The Defensive Arms Race: Vendors Respond
Let’s change perspective. As attackers leverage agentic AI, solution providers are in an arms race to embed similar capabilities into defensive tools. Alongside this shift, I can see the focus naturally moving from reactive, alert-driven defense to the kind of proactive, threat-led approaches that only AI can enable. AI incorporated into defensive tools, whether open source or embedded into products, looks like:
- End-to-end automation: AI agents that can independently uncover, analyze, contain and remediate threats, either in near real-time or in real-time.
- Proactive threat hunting: Systems that can actively hunt, reason and act, continuously scanning for IOCs and vulnerabilities to enable early detection of threats.
- Real-time collaboration: When intelligence can be shared and coordinated immediately, this increases the speed and accuracy of any defensive action.
The Shift to Threat-Led Security
As vendors compete to implement AI that can fight AI — traditional risk-based approaches are no longer sufficient. Instead, the future of cybersecurity defense is threat-led. This means organizations need to design detection and response strategies informed by real-world adversary behavior, not just compliance frameworks. Businesses should be able to understand and anticipate adversarial TTPs (Tactics, Techniques and Procedures) and build defenses that adapt as quickly as the tools on the other side of the table.
This is broadly similar to what we are hearing from analysts and lines up with a recent Forrester Research Report, “AI is increasingly used to enhance threat intelligence but is also a source of new threats. AI-generated attacks will become more complex and lower the barrier for new threat actors. Convincing deepfakes and complex narrative attacks are harbingers of more sophisticated threats, driving the need to fight fire with fire.”
Key recommendations for defenders include:
- Actively test against agentic attacks: Don’t think AI-driven threats aren’t already a reality. Incorporate red teaming and simulation frameworks to evaluate your readiness.
- Invest in threat intelligence that uses AI: Like Forrester says, fight fire with fire. Your threat intelligence should leverage AI to aggregate and analyze threat data, enabling it to adapt to emerging tactics.
- Consider AI tools across the cybersecurity lifecycle: Autonomous AI agents are already embedded in security tools and open source, and can operate across detection, triage, response, remediation, and forensics. Leverage them.
- Continuously monitor and audit AI systems: Regularly review logs, monitor AI agent behavior, and perform security audits to detect anomalies, adversarial inputs, or model drift.

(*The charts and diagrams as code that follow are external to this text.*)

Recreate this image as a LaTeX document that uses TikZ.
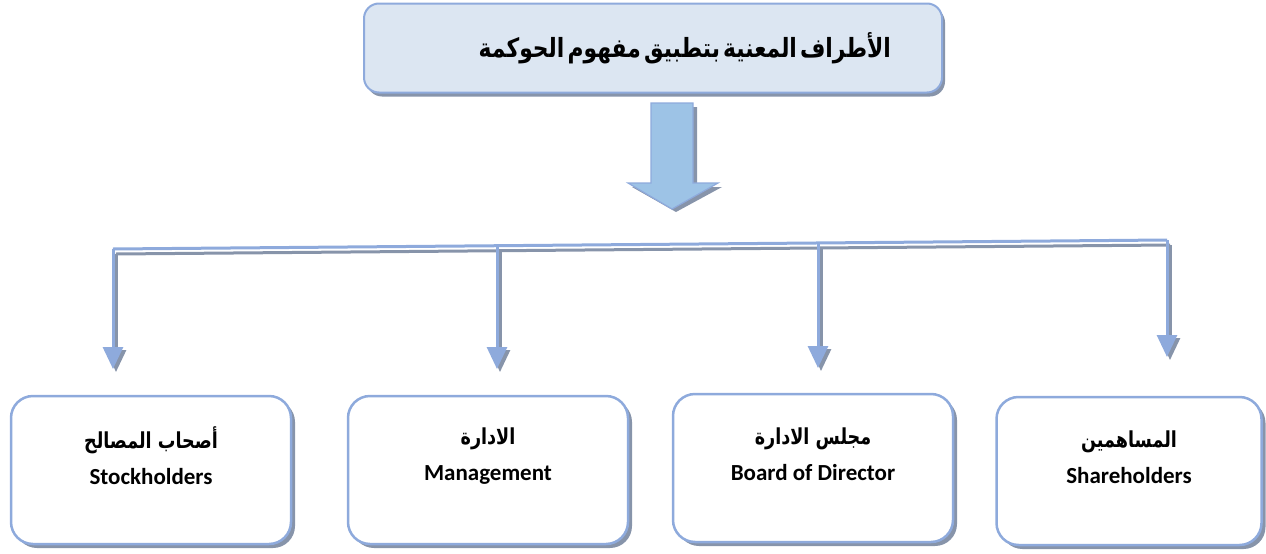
\documentclass[tikz,border=0pt]{standalone}
\usepackage{fontspec}
\setmainfont{Carlito}
\newfontfamily\arabicfont[Script=Arabic]{DejaVu Sans}
\TeXXeTstate=1
\usetikzlibrary{shadows,arrows.meta}
\definecolor{bord}{HTML}{8EAADC}
\definecolor{topfill}{HTML}{DCE6F2}
\definecolor{arrfill}{HTML}{9DC3E6}
\definecolor{shad}{HTML}{8794AA}
\tikzset{
  x=1pt,y=-1pt,
  card/.style={draw=bord,line width=2.5pt,fill=white,rounded corners=22pt,
    minimum width=280pt,minimum height=148pt,
    drop shadow={shadow xshift=4pt,shadow yshift=-4pt,fill=shad,opacity=1}},
  cardtext/.style={align=center,inner sep=0pt,font=\bfseries\fontsize{23}{36}\selectfont},
  titlebox/.style={draw=bord,line width=2pt,fill=topfill,rounded corners=15pt,
    minimum width=578pt,minimum height=89pt,text width=476pt,align=right,inner xsep=51pt,
    drop shadow={shadow xshift=3pt,shadow yshift=-4pt,fill=shad,opacity=1}},
  conn/.style={draw=bord,line width=3pt,-{Triangle[width=20pt,length=22pt]}},
  connsh/.style={draw=shad,line width=3pt,-{Triangle[width=20pt,length=22pt]}},
}
\newcommand{\ar}[1]{\scalebox{0.88}[1.1]{\arabicfont\bfseries\fontsize{20}{24}\selectfont\beginR #1\endR}}
\begin{document}
\begin{tikzpicture}
\useasboundingbox (0,0) rectangle (1266,554);
% title box
\node[titlebox] (top) at (653,48) {\scalebox{0.95}[1.15]{\arabicfont\bfseries\fontsize{23}{28}\selectfont\beginR الأطراف المعنية بتطبيق مفهوم الحوكمة\endR}};
% big arrow
\fill[shad] (655,107) -- (697,107) -- (697,187) -- (722,187) -- (676,212) -- (632,187) -- (655,187) -- cycle;
\draw[bord,line width=1.2pt,fill=arrfill] (651,103) -- (693,103) -- (693,183) -- (718,183) -- (672,209) -- (628,183) -- (651,183) -- cycle;
% boxes
\node[card] (b1) at (151,470) {};
\node[card] (b2) at (488,470) {};
\node[card] (b3) at (813,468) {};
\node[card,minimum width=265pt] (b4) at (1129,471) {};
\node[cardtext] (b1t) at ([yshift=14pt]b1.center) {\ar{أصحاب المصالح}\\Stockholders};
\node[cardtext] (b2t) at ([yshift=14pt]b2.center) {\ar{الادارة}\\Management};
\node[cardtext] (b3t) at ([yshift=14pt]b3.center) {\ar{مجلس الادارة}\\Board of Director};
\node[cardtext] (b4t) at ([yshift=14pt]b4.center) {\ar{المساهمين}\\Shareholders};
% bus coordinates
\coordinate (l) at (113,249);
\coordinate (r) at (1167,240);
\coordinate (c2) at (497,245.7);
\coordinate (c3) at (818,243);
\coordinate (t1) at (113,369);
\coordinate (t2) at (497,369);
\coordinate (t3) at (818,368);
\coordinate (t4) at (1167,357);
% shadows of connectors
\draw[draw=shad,line width=3pt] ([shift={(3,5)}]l) -- ([shift={(3,5)}]r);
\draw[connsh] ([shift={(3,5)}]l) -- ([shift={(3,3)}]t1);
\draw[connsh] ([shift={(3,5)}]c2) -- ([shift={(3,3)}]t2);
\draw[connsh] ([shift={(3,5)}]c3) -- ([shift={(3,3)}]t3);
\draw[connsh] ([shift={(3,5)}]r) -- ([shift={(3,3)}]t4);
% connectors
\draw[draw=bord,line width=3pt] (l) -- (r);
\draw[conn] (l) -- (t1);
\draw[conn] (c2) -- (t2);
\draw[conn] (c3) -- (t3);
\draw[conn] (r) -- (t4);
\end{tikzpicture}
\end{document}
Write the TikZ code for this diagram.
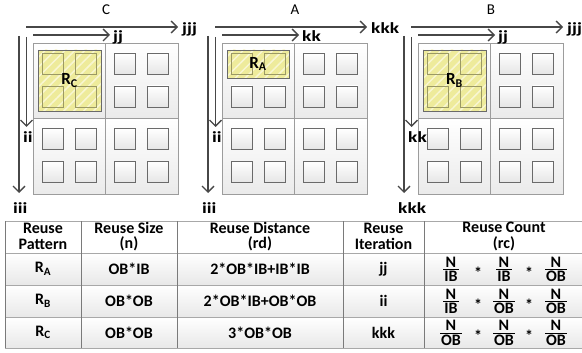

- Protect training data and AI pipelines: Secure your data integrity by protecting training data, models, and pipelines from poisoning, inversion, and tampering attacks. Implement robust data governance and encryption practices to safeguard the integrity of your AI systems.
- Maintain human oversight: While AI can automate much of the response, human expertise is essential for tuning systems and making critical decisions. A balanced approach with both smart technology and the human element will remain key.
Agentic AI is not just a technological leap; it is a paradigm shift, and a strategic inflection point in both attack and defense. The adoption of threat-led, AI-driven security will define the leaders and the laggards. Organizations must architect defenses that are as adaptive, fast, and autonomous as the threats they face — because in this race, standing still means falling behind.